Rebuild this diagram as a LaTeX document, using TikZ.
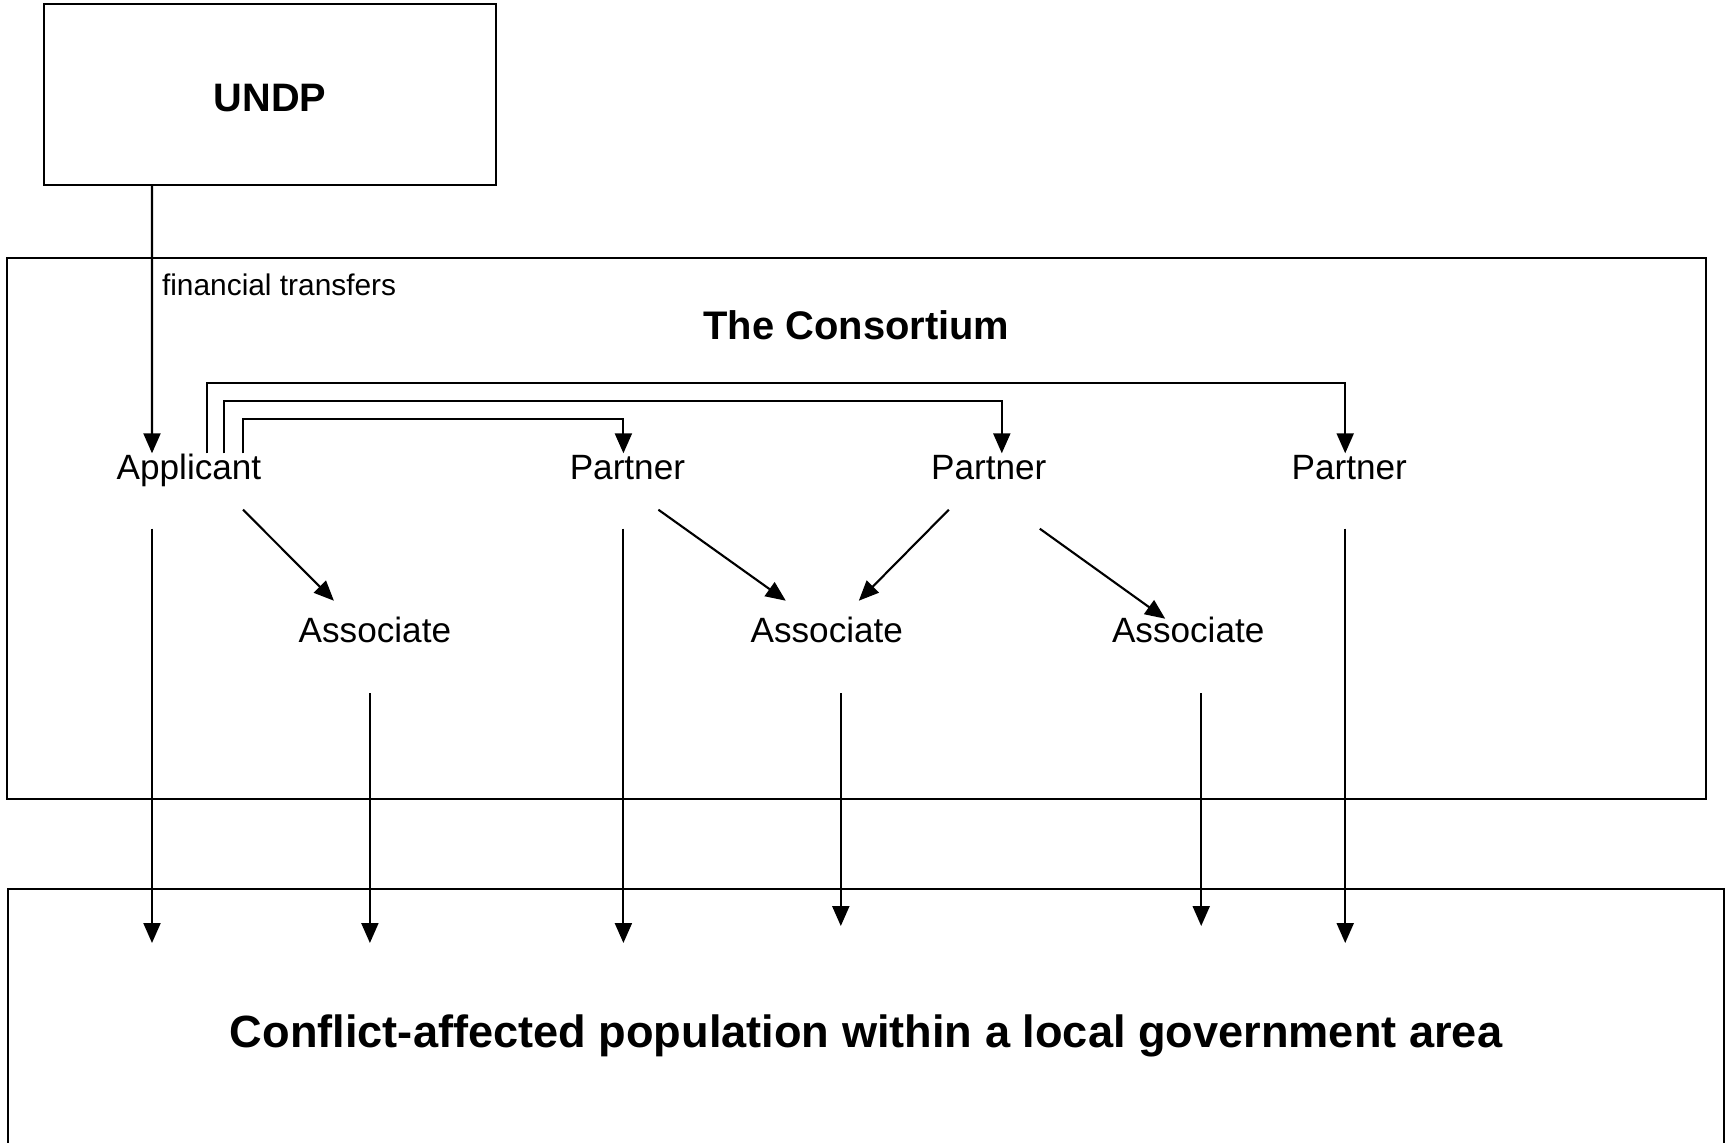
\documentclass[tikz,border=0pt]{standalone}
\usepackage{fontspec}
\setmainfont{Liberation Sans}
\usetikzlibrary{positioning, arrows.meta}

\begin{document}
\begin{tikzpicture}[
    node distance=1cm and 1cm, % Standard separation
    % --- MINIMALIST STYLES ---
    panel/.style={rectangle, draw, line width=0.6pt, fill=white, align=center},
    donor/.style={panel, minimum width=4.52cm, minimum height=1.81cm, text height=0.33cm, text depth=0cm, font=\bfseries\fontsize{11.3}{13}\selectfont}, % Funding body
    heading/.style={inner sep=0pt, font=\bfseries\fontsize{11.35}{13}\selectfont}, % Consortium title
    actor/.style={inner sep=0pt, minimum width=1.6cm, text height=0.25cm, text depth=0.07cm, font=\fontsize{10}{12}\selectfont}, % Member of the consortium
    target/.style={panel, minimum width=17.16cm, minimum height=2.93cm, font=\bfseries\fontsize{12.85}{15}\selectfont}, % Beneficiaries
    flow/.style={->, line width=0.6pt},
    >={Triangle[length=0.2cm, width=0.17cm]}
]
\useasboundingbox (0,0) rectangle (17.25,-11.42);

% --- 1. FUNDING SOURCE ---
\node (undp) [donor] at (2.70,-0.945) {UNDP};

% --- 2. CONSORTIUM FRAME ---
\node (consortium) [panel, minimum width=16.99cm, minimum height=5.41cm] at (8.565,-5.285) {};
\node (title) [heading, below=0.53cm of consortium.north] {The Consortium};

% --- 3. MEMBERS ---
\node (applicant) [actor] at (1.89,-4.70) {Applicant};
\node (partner1) [actor, right=2.77cm of applicant] {Partner};
\node (partner2) [actor, right=2.00cm of partner1] {Partner};
\node (partner3) [actor, right=1.99cm of partner2] {Partner};

\node (assoc1) [actor, below right=1.30cm and 0.245cm of applicant] {Associate};
\node (assoc2) [actor, below right=1.30cm and 0.38cm of partner1] {Associate};
\node (assoc3) [actor, below right=1.30cm and 0.38cm of partner2] {Associate};

% --- 4. TARGET GROUP ---
\node (population) [target] at (8.66,-10.355) {Conflict-affected population within a local government area};
\coordinate (reach) at (0,-9.43);
\coordinate (reachshort) at (0,-9.26);

% --- FLOWS ---

% 1. Money into the consortium
\draw [flow] ([xshift=-1.18cm]undp.south) -- ([xshift=-0.37cm]applicant.north)
    node[pos=0.41, anchor=base west, inner sep=0.09cm, font=\fontsize{8.5}{10}\selectfont] {financial transfers};

% 2. Applicant passes funds on to the partners
\draw [flow] ([xshift=0.18cm]applicant.north) |- ([xshift=-0.04cm, yshift=0.70cm]partner3.north) -- ([xshift=-0.04cm]partner3.north);
\draw [flow] ([xshift=0.35cm]applicant.north) |- ([xshift=0.13cm, yshift=0.52cm]partner2.north) -- ([xshift=0.13cm]partner2.north);
\draw [flow] ([xshift=0.54cm]applicant.north) |- ([xshift=-0.04cm, yshift=0.34cm]partner1.north) -- ([xshift=-0.04cm]partner1.north);

% 3. Members to associates
\draw [flow] ([xshift=0.54cm, yshift=-0.23cm]applicant.south) -- ([xshift=-0.41cm, yshift=0.16cm]assoc1.north);
\draw [flow] ([xshift=0.31cm, yshift=-0.23cm]partner1.south) -- ([xshift=-0.41cm, yshift=0.16cm]assoc2.north);
\draw [flow] ([xshift=-0.40cm, yshift=-0.23cm]partner2.south) -- ([xshift=0.32cm, yshift=0.16cm]assoc2.north);
\draw [flow] ([xshift=0.51cm, yshift=-0.42cm]partner2.south) -- ([xshift=-0.23cm, yshift=-0.02cm]assoc3.north);

% 4. Everyone delivers to the population
\draw [flow] ([xshift=-0.37cm, yshift=-0.42cm]applicant.south) -- ([xshift=-0.37cm]applicant.south |- reach);
\draw [flow] ([xshift=-0.05cm, yshift=-0.43cm]assoc1.south) -- ([xshift=-0.05cm]assoc1.south |- reach);
\draw [flow] ([xshift=-0.04cm, yshift=-0.42cm]partner1.south) -- ([xshift=-0.04cm]partner1.south |- reach);
\draw [flow] ([xshift=0.14cm, yshift=-0.43cm]assoc2.south) -- ([xshift=0.14cm]assoc2.south |- reachshort);
\draw [flow] ([xshift=0.13cm, yshift=-0.43cm]assoc3.south) -- ([xshift=0.13cm]assoc3.south |- reachshort);
\draw [flow] ([xshift=-0.04cm, yshift=-0.42cm]partner3.south) -- ([xshift=-0.04cm]partner3.south |- reach);

\end{tikzpicture}
\end{document}
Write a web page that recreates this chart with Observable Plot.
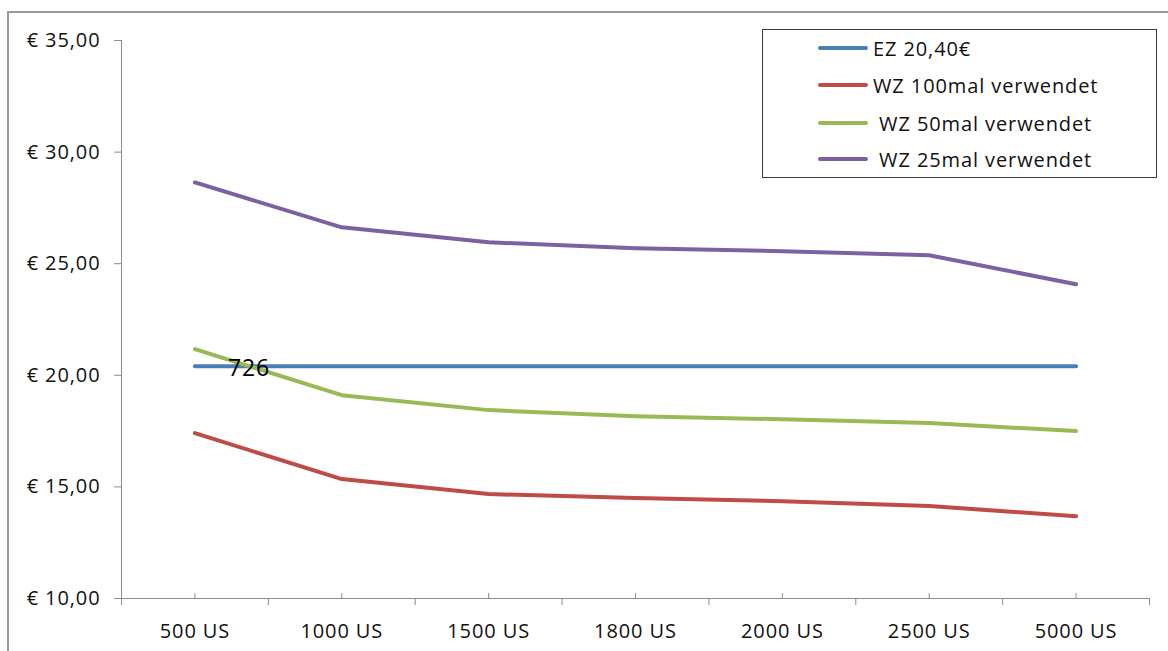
<!DOCTYPE html>
<html>
<head>
<meta charset="utf-8">
<script src="https://cdn.jsdelivr.net/npm/d3@7"></script>
<script src="https://cdn.jsdelivr.net/npm/@observablehq/plot@0.6"></script>
<style>
  body { margin: 0; background: #fff; font-family: "Open Sans", sans-serif; }
  #wrap { position: relative; width: 1168px; height: 651px; overflow: hidden; background: #fff; }
  #frame { position: absolute; left: 7px; top: 11px; width: 1300px; height: 800px;
           border-left: 2px solid #9a9a9a; border-top: 2px solid #9a9a9a; }
  #chart { position: absolute; left: 0; top: 0; }
  #legend { position: absolute; left: 762px; top: 29px; width: 393px; height: 147px;
            border: 1px solid #3a3a3a; background: #fff; }
  .entry { position: absolute; left: 55px; height: 30px; display: flex; align-items: center;
           font-size: 20px; letter-spacing: 0.9px; color: #111; white-space: pre; }
  .swatch { width: 50px; height: 4px; border-radius: 2px; margin-right: 5px; }
</style>
</head>
<body>
<div id="wrap">
  <div id="frame"></div>
  <div id="chart"></div>
  <div id="legend"></div>
</div>
<script>
// Unit counts along the x axis
const categories = ["500 US", "1000 US", "1500 US", "1800 US", "2000 US", "2500 US", "5000 US"];

// Cost per unit (EUR)
const ez = [20.40, 20.40, 20.40, 20.40, 20.40, 20.40, 20.40];
const wz100 = [17.41, 15.35, 14.68, 14.50, 14.36, 14.14, 13.69];
const wz50 = [21.17, 19.11, 18.44, 18.17, 18.03, 17.86, 17.50];
const wz25 = [28.64, 26.63, 25.96, 25.69, 25.56, 25.38, 24.08];

const seriesNames = ["EZ 20,40€", "WZ 100mal verwendet", " WZ 50mal verwendet", " WZ 25mal verwendet"];
const seriesValues = [ez, wz100, wz50, wz25];
const seriesColors = ["#4a7ebb", "#be4b48", "#98b954", "#7d60a0"];

const yTicks = [10, 15, 20, 25, 30, 35];
const pointLabel = "726";

const rows = seriesNames.flatMap((name, s) =>
  categories.map((c, i) => ({ series: name, x: i + 0.5, y: seriesValues[s][i] }))
);

const euro = d => "€ " + d.toFixed(2).replace(".", ",");
const bounds = d3.range(categories.length + 1);
const centers = categories.map((c, i) => i + 0.5);

const chart = Plot.plot({
  width: 1168,
  height: 651,
  marginLeft: 121,
  marginRight: 19,
  marginTop: 40,
  marginBottom: 53,
  style: { fontFamily: "Open Sans", fontSize: "20px", letterSpacing: "0.9px", background: "transparent", color: "#111" },
  x: { type: "linear", domain: [0, categories.length], axis: null },
  y: { domain: [10, 35], axis: null },
  color: { domain: seriesNames, range: seriesColors },
  marks: [
    Plot.ruleY([10], { stroke: "#8c8c8c" }),
    Plot.ruleX([0], { stroke: "#8c8c8c" }),
    Plot.axisY({ ticks: yTicks, tickSize: 7, tickPadding: 14, tickFormat: euro, label: null,
                 stroke: "#8c8c8c", fill: "#111" }),
    Plot.axisX({ ticks: bounds, tickSize: 7, tickFormat: () => "", label: null, stroke: "#8c8c8c" }),
    Plot.axisX({ ticks: centers, tickSize: -5, tickFormat: () => "", label: null, stroke: "#8c8c8c" }),
    Plot.axisX({ ticks: centers, tickSize: 0, tickPadding: 25, label: null,
                 tickFormat: d => categories[Math.floor(d)], fill: "#111" }),
    Plot.line(rows, { x: "x", y: "y", z: "series", stroke: "series", strokeWidth: 4,
                      strokeLinecap: "round", strokeLinejoin: "round" }),
    Plot.text([{ x: centers[0], y: ez[0] }], { x: "x", y: "y", text: () => pointLabel,
                      textAnchor: "start", dx: 33, dy: 2, fontSize: 23, letterSpacing: 0, fill: "#000" })
  ]
});
document.getElementById("chart").append(chart);

// Legend box
const legend = document.getElementById("legend");
const legendTops = [3, 40, 78, 114];
seriesNames.forEach((name, i) => {
  const e = document.createElement("div");
  e.className = "entry";
  e.style.top = legendTops[i] + "px";
  const sw = document.createElement("span");
  sw.className = "swatch";
  sw.style.background = seriesColors[i];
  const t = document.createElement("span");
  t.textContent = name;
  e.append(sw, t);
  legend.append(e);
});
</script>
</body>
</html>
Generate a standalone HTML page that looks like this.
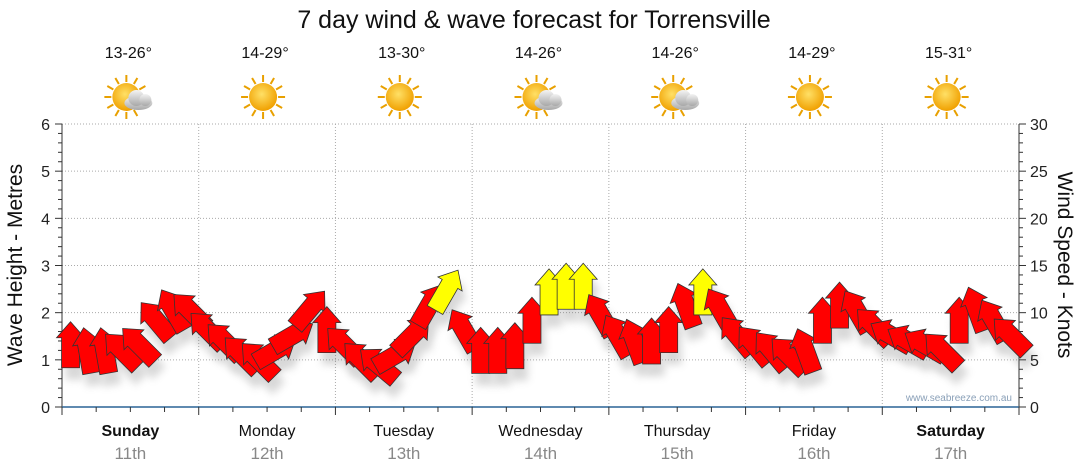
<!DOCTYPE html>
<html><head><meta charset="utf-8"><style>
body{margin:0;background:#fff;font-family:"Liberation Sans",sans-serif}
svg{display:block}
</style></head><body>
<svg id="c" width="1080" height="475" font-family="Liberation Sans, DejaVu Sans, sans-serif">
<defs>
<filter id="sh" x="-50%" y="-50%" width="200%" height="200%"><feGaussianBlur stdDeviation="4"/></filter>
<radialGradient id="sun" cx="45%" cy="40%" r="60%"><stop offset="0" stop-color="#ffe066"/><stop offset="1" stop-color="#f0a000"/></radialGradient>
<linearGradient id="cl" x1="0" y1="0" x2="0" y2="1"><stop offset="0" stop-color="#f4f4f4"/><stop offset="1" stop-color="#a8a8a8"/></linearGradient>
</defs>
<text x="534" y="28" font-size="25" text-anchor="middle" fill="#111">7 day wind &amp; wave forecast for Torrensville</text>
<g id="grid"></g><g id="axes"></g><g id="icons"></g><g id="shadows" opacity="0.25"></g><g id="arrows"></g>
<text x="1012" y="401" font-size="10" text-anchor="end" fill="#8aa0b8">www.seabreeze.com.au</text>
<text transform="translate(22,265) rotate(-90)" font-size="21" text-anchor="middle" fill="#111">Wave Height - Metres</text>
<text transform="translate(1058,265) rotate(90)" font-size="21" text-anchor="middle" fill="#111">Wind Speed - Knots</text>
</svg>
<script>
const days=["Sunday","Monday","Tuesday","Wednesday","Thursday","Friday","Saturday"];
const dates=["11th","12th","13th","14th","15th","16th","17th"];
const temps=["13-26°","14-29°","13-30°","14-26°","14-26°","14-29°","15-31°"];
const cloudy=[true,false,false,true,true,false,false];
const leftTicks=[0,1,2,3,4,5,6];
const rightTicks=[0,5,10,15,20,25,30];
const windSpeed=[6.6,6,6,6,6.6,9.2,10.3,10.2,
 8.2,7,5.6,5,6,7.6,10.4,8.2,
 6.6,5,4.5,5.5,7.6,10.8,12.4,8.2,
 6,6,6.5,9.2,12.2,12.8,12.8,9.8,
 7.6,7,7,8.2,10.8,12.2,10.4,7.6,
 6.6,6,5.5,6,9.2,10.8,10.2,8.6,
 7.6,7,6.6,6,9.2,10.4,9.2,7.6];
const windDir=[0,-10,-10,-45,-45,-40,-30,-45,
 -45,-45,-45,-45,60,60,40,0,
 -45,-45,-50,60,45,30,30,-30,
 0,0,0,0,0,0,0,-30,
 -30,-20,0,0,-20,0,-30,-40,
 -40,-40,-45,-20,0,0,-30,-45,
 -60,-60,-60,-45,0,-20,-30,-45];
const NS="http://www.w3.org/2000/svg";
const X0=62,X1=1019,Y0=407,Y1=124;
const xDay=i=>X0+(X1-X0)/7*i;
const yM=v=>Y0-(Y0-Y1)*v/6;
const yK=v=>Y0-(Y0-Y1)*v/30;
const xSlot=i=>X0+(X1-X0)/56*(i+0.5);
function mk(tag,attrs,parent){const e=document.createElementNS(NS,tag);for(const k in attrs)e.setAttribute(k,attrs[k]);parent.appendChild(e);return e;}
const grid=document.getElementById('grid'),axes=document.getElementById('axes');
leftTicks.forEach(v=>{if(v>0){const l=mk('line',{x1:X0,x2:X1,y1:yM(v),y2:yM(v),stroke:'#aaa','stroke-dasharray':'1,2'},grid);

}
const t=mk('text',{x:50,y:yM(v)+6,'font-size':16,'text-anchor':'end',fill:'#222'},axes);t.textContent=v;

});
rightTicks.forEach(v=>{const t=mk('text',{x:1030,y:yK(v)+6,'font-size':16,fill:'#222'},axes);t.textContent=v;

});
for(let i=0;i<=30;i++){const y=yK(i);mk('line',{x1:X0,x2:X0-(i%5?4:7),y1:y,y2:y,stroke:'#333'},axes);mk('line',{x1:X1,x2:X1+(i%5?4:7),y1:y,y2:y,stroke:'#333'},axes);}
mk('line',{x1:X0,x2:X0,y1:Y1,y2:Y0,stroke:'#333'},axes);
mk('line',{x1:X1,x2:X1,y1:Y1,y2:Y0,stroke:'#333'},axes);
for(let d=1;d<7;d++){const l=mk('line',{x1:xDay(d),x2:xDay(d),y1:Y1,y2:Y0,stroke:'#aaa','stroke-dasharray':'1,2'},grid);

}
const ax=mk('line',{x1:X0,x2:X1,y1:Y0,y2:Y0,stroke:'#2a6496','stroke-width':1.5},axes);


for(let i=0;i<=28;i++){const x=X0+(X1-X0)/28*i;mk('line',{x1:x,x2:x,y1:Y0,y2:Y0+(i%4?5:8),stroke:'#333'},axes);}
const icons=document.getElementById('icons');
days.forEach((d,i)=>{const cx=(xDay(i)+xDay(i+1))/2;
const t1=mk('text',{x:cx,y:436,'font-size':16,'text-anchor':'middle',fill:'#111','font-weight':(i==0||i==6)?'bold':'normal'},axes);t1.textContent=d;


const t2=mk('text',{x:cx,y:459,'font-size':17,'text-anchor':'middle',fill:'#888'},axes);t2.textContent=dates[i];


const t3=mk('text',{x:cx-2,y:58,'font-size':16,'text-anchor':'middle',fill:'#111'},icons);t3.textContent=temps[i];


const g=mk('g',{transform:`translate(${cx-4},97)`},icons);


for(let k=0;k<12;k++){const a=k*Math.PI/6;mk('line',{x1:Math.cos(a)*15,y1:Math.sin(a)*15,x2:Math.cos(a)*22,y2:Math.sin(a)*22,stroke:'#e8a000','stroke-width':2},g);}
mk('circle',{cx:0,cy:0,r:14,fill:'url(#sun)'},g);
if(cloudy[i]){const c=mk('g',{transform:'translate(12,3)'},g);
mk('ellipse',{cx:0,cy:3,rx:14,ry:7,fill:'url(#cl)'},c);mk('circle',{cx:-2,cy:-2,r:8,fill:'url(#cl)'},c);mk('circle',{cx:7,cy:0,r:6,fill:'url(#cl)'},c);}
});
const arrows=document.getElementById('arrows'),shadows=document.getElementById('shadows');
const pts="0,-23 14,-7 9,-7 9,23 -9,23 -9,-7 -14,-7";
windSpeed.forEach((v,i)=>{const x=xSlot(i),y=yK(v);
mk('polygon',{points:pts,transform:`translate(${x+4},${y+12}) rotate(${windDir[i]})`,fill:'#666',filter:'url(#sh)'},shadows);
const p=mk('polygon',{points:pts,transform:`translate(${x},${y}) rotate(${windDir[i]})`,fill:v>=12?'#ffff00':'#ff0000',stroke:'#333','stroke-width':0.8},arrows);

});
</script>
</body></html>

Stated problem
Omitting all pictures, restate exactly the lines of the material from its start through the line that contains "(title) [heading, below=0.53cm".

Completed task
Rebuild this diagram as a LaTeX document, using TikZ.
\documentclass[tikz,border=0pt]{standalone}
\usepackage{fontspec}
\setmainfont{Liberation Sans}
\usetikzlibrary{positioning, arrows.meta}

\begin{document}
\begin{tikzpicture}[
    node distance=1cm and 1cm, % Standard separation
    % --- MINIMALIST STYLES ---
    panel/.style={rectangle, draw, line width=0.6pt, fill=white, align=center},
    donor/.style={panel, minimum width=4.52cm, minimum height=1.81cm, text height=0.33cm, text depth=0cm, font=\bfseries\fontsize{11.3}{13}\selectfont}, % Funding body
    heading/.style={inner sep=0pt, font=\bfseries\fontsize{11.35}{13}\selectfont}, % Consortium title
    actor/.style={inner sep=0pt, minimum width=1.6cm, text height=0.25cm, text depth=0.07cm, font=\fontsize{10}{12}\selectfont}, % Member of the consortium
    target/.style={panel, minimum width=17.16cm, minimum height=2.93cm, font=\bfseries\fontsize{12.85}{15}\selectfont}, % Beneficiaries
    flow/.style={->, line width=0.6pt},
    >={Triangle[length=0.2cm, width=0.17cm]}
]
\useasboundingbox (0,0) rectangle (17.25,-11.42);

% --- 1. FUNDING SOURCE ---
\node (undp) [donor] at (2.70,-0.945) {UNDP};

% --- 2. CONSORTIUM FRAME ---
\node (consortium) [panel, minimum width=16.99cm, minimum height=5.41cm] at (8.565,-5.285) {};
\node (title) [heading, below=0.53cm of consortium.north] {The Consortium};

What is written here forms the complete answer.